You may not have heard of Rachel Ehrenfeld or the SPEECH Act (Securing the Protection of our Enduring and Established Constitutional Heritage Act), the one truly bipartisan piece of legislation passed unanimously during the Obama presidency. Ehrenfeld, the SPEECH Act, and the relative unenthusiasm that greeted the passage of legislation that concerns both the First Amendment and jihadism tell us a lot about “law-ware” being waged by Islamists.

Ehrenfeld has worked as an investigative journalist and researcher since the early 1990s. She is Israeli by birth and now an American citizen. In 2004 she was sued in the UK by a Saudi billionaire, Khalid bin Mahfouz. In her book Funding Evil, she documented his and other Saudis’ connection to and support for radical Muslim groups. Although her book was not distributed there and she is not a citizen or resident of the UK, British libel laws allowed the suit to proceed. (The case was described in detail in Andrew McCarthy’s COMMENTARY article, “Can Libel Tourism Be Stopped?” in September 2008.)  Bin Mahfouz was the only figure to sue her, although two others named in the book sued other publications. She explained to me in a phone interview that before his death the Saudi billionarie had in essence created a cottage industry suing or threatening to sue more than 40 journalists and publications in England, thereby intimidating Western journalists. Why sue her? “I had a very small publisher,” she tells me. And as an Israeli, she was an attractive target. It isn’t money the Islamists are after, she explains. “We don’t need your money; we need big ads retracting the story,” she quotes a Saudi prince. The name of the game here is to silence Western media.

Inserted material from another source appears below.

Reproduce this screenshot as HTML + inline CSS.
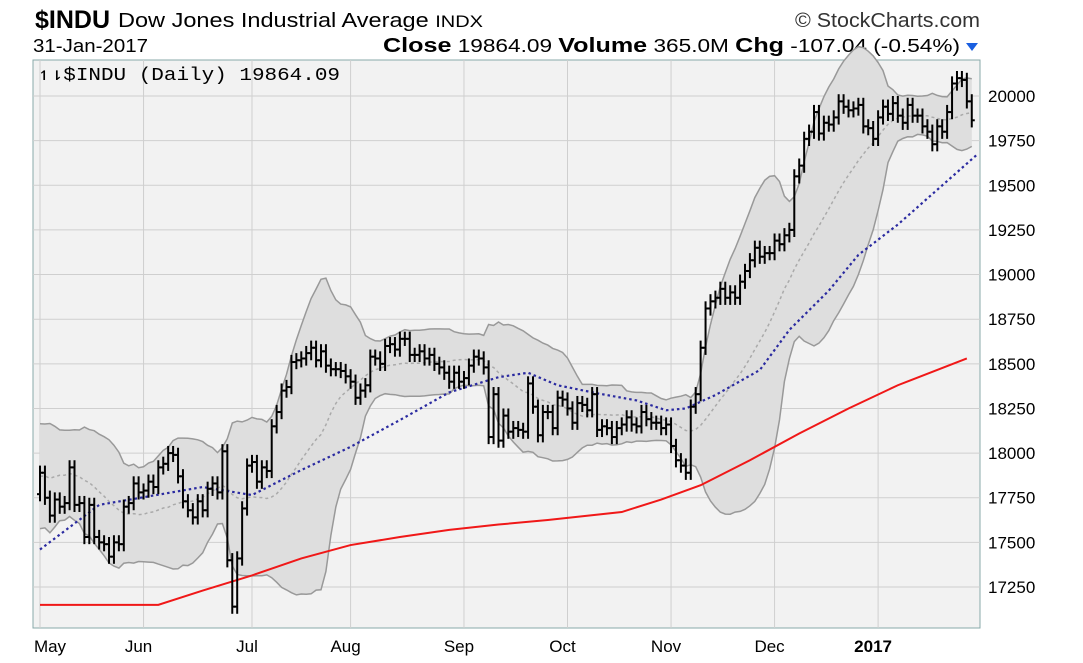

But “I hadn’t done anything wrong” she says. “It was never tried on the merits. I wanted to stop it.” So she countersued the Saudi in New York court. While sympathetic, the court issued an opinion declaring that it lacked jurisdiction over the case. She didn’t stop there. She went to the New York legislature, which in a few months passed what became known as “Rachel’s law,” making clear that foreign libel judgments against U.S. journalists that run afoul of the First Amendment are not enforceable in the U.S. She then went to Capitol Hill and testified before Congress. Sponsored in the House by Democrat Steve Cohen and in the Senate by Pat Leahy and Jeff Sessions, the SPEECH Act was signed into law in August.

The reaction of the White House, not to mention the mainstream media, was oddly muted. Ehrenfeld explains that there was no signing ceremony, “Yet there’s a signing ceremony when they name some tree.” She also tells me that a joint op-ed by Sens. Sessions and Leahy was rejected by major publications, including the New York Times. (The Times did not respond to my request for comment.) She says, “Something very strange is going on.” Are the administration and mainstream media uncomfortable advertising the Saudi connection to terror funding and the need for such legislation? Ehrenfeld asserts that in both Britain and the U.S., media outlets have “caved to political correctness.” She warns that monetary interests (“Greed is the mother of all evil, ” she remarks) and the politicization of the press and the plaintiff’s bar in England have worked hand in hand to insulate Muslim groups from scrutiny.

I asked her if she sees a connection between “libel tourism” (the name for use of the UK courts to intimidate journalists) and the current furor over supposed, but unproven, Islamophobia in the U.S. She responds emphatically, “Wealthy Muslims are trying to dictate what the media does.” She explains that the Saudis and others go to great pains to “train” U.S. journalists, invite them on junkets, and press their view that accusations of terrorism are libelous and/or stem from bigotry. “It is very important to expose those who are enemies of both Israel and the U.S.,” Ehrenfeld says. “The same organizations are out to harm both the U.S. and Israel.” In Europe, she explains, foes of the U.S. and Israel are “supporting anti-Israel and anti-American groups. Take the flotilla incident. … Anti-Israel propaganda is increasing.” British journalists may be prevented from reporting by threat of litigation, “but here in America, we can do that without being sued.”

On a personal note, she adds that “it sometimes takes a new American to demand First Amendment rights, while Americans [by birth] are blase. My parents were in the Irgun and won against the Brits. I came to America. And I won against the Brits too.” Yes, she did.

Her implication is clear: if the mainstream media and the chattering class fall silent and cease researching, investigating and commenting on terror connections because of economic pressure and the reign of political correctness, the First Amendment will be severely weakened, and terrorists and their sponsors will escape scrutiny. Whether by libel tourism or accusations of Islamophobia, the Islamic radicals will use all available means to ensure that they can continue to conduct the jihadist war from the shadows. They will certainly succeed unless others join Rachel Ehrenfeld and refuse to be silenced.